Teaching and public work took up nearly the whole of his time; his leisure was devoted to home life and to an intimate circle of friends with whom he was bound by a common scientific fervour and by a University life. He kept up those friendships even after life had scattered them. His active kindness made him a centre of attraction to his relations and we were always very much surrounded. After his father died, in 1878, his mother and two of her grandchildren came to live with us. She was at that time sixty-four years of age and had the appearance of an old lady; she did not follow the fashion but wore her white hair simply parted and framing her face; alone her fine dark eyes had preserved their youthful sparkle and bore witness to her former beauty. She had a bright and cheerful disposition and a charming kindliness to every one; her desire for activity was unfortunately thwarted by the state of her health.
Elie showed his mother a tender solicitude which manifested itself in the smallest details; for instance, he who detested cards would play Patience with her; or he would drive her round the markets, which interested her like the good housekeeper she was. When he came in from the laboratory he never failed to go to her to ask her for details of her health; he talked to her playfully and affectionately, making her laugh, telling her the incidents of the day. She continued to be interested in everything, especially that which concerned her dear Elie, the “consolation of her life,” as she called him.
In spite of his affection for his mother, he bore her almost sudden death very stoically, knowing as he did that the grave heart disease from which she suffered was bound to cause her increasing pain.
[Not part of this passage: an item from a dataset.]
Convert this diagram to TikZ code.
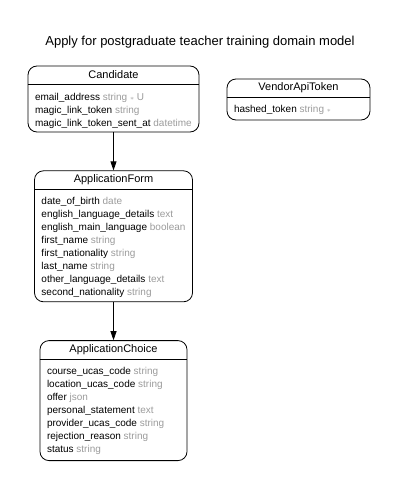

My family became his, and the relations between him and my father became such that the latter, feeling ill and nearing his end, made him our guardian. Until the last my mother preserved for my husband a tender friendship which he fully returned. For years he bore the burden and responsibilities of the family. With my young brothers and sisters he kept up a tone of merry affection; always indulgent with them, he was anxious to neglect nothing that could be useful. Though ever led by the desire to procure happiness around him, it sometimes happened that he made a mistake in his appreciation and failed to reach his goal. The human soul is a riddle, life is complicated, and we ought not always to judge by results but by motives.... As far as I am personally concerned, his affection, kindness, and solicitude have always been unbounded. If during early years a few misunderstandings arose between us, they were due to my youthful obstinacy or to his nervous sensitiveness. We had our trials, but our friendship and deep affection emerged from them stronger and purer than ever. At a certain time, Elie, believing that happiness called me elsewhere, offered me my liberty, urging that I had a moral right to it. The nobility of his attitude was the best safeguard.... As years went on, our lives became more and more united; we lived in deep communion of souls, for we had reached that stage of mutual comprehension when darkness flees and all is light.
[CHAPTER XVI]
Metchnikoff at the age of thirty — Lecturing in Odessa University, from 1873 to 1882 — Internal difficulties — Assassination of the Tsar, Alexander II. — Further troubles in the University — Resignation — Bad health: cardiac symptoms — Relapsing fever — Choroiditis — Studies on Ephemeridæ — Further studies on intracellular digestion — The Parenchymella — Holidays in the country — Experiments on agricultural pests.
Elie Metchnikoff was now thirty years old, and his personality was fully characterised though it had not yet reached the culminating point of its development.
His dominating point was his passionate vocation; his worship of Science and of Reason made of him an inspired apostle. He had the faults and qualities of a rich and powerful nature. Vibrating through all the fibres of his being, he shed life and light around him. His temper was violent and passionate; he could bear no attack on the ideas which were dear to him, and became combative as soon as he thought them threatened. His was a wrestler’s temperament; obstacles exasperated his energy and he went straight for them, pursuing his object with an invincible tenacity; he never gave up a problem, however difficult, and never hesitated to face any sacrifice or any privation if he thought them necessary.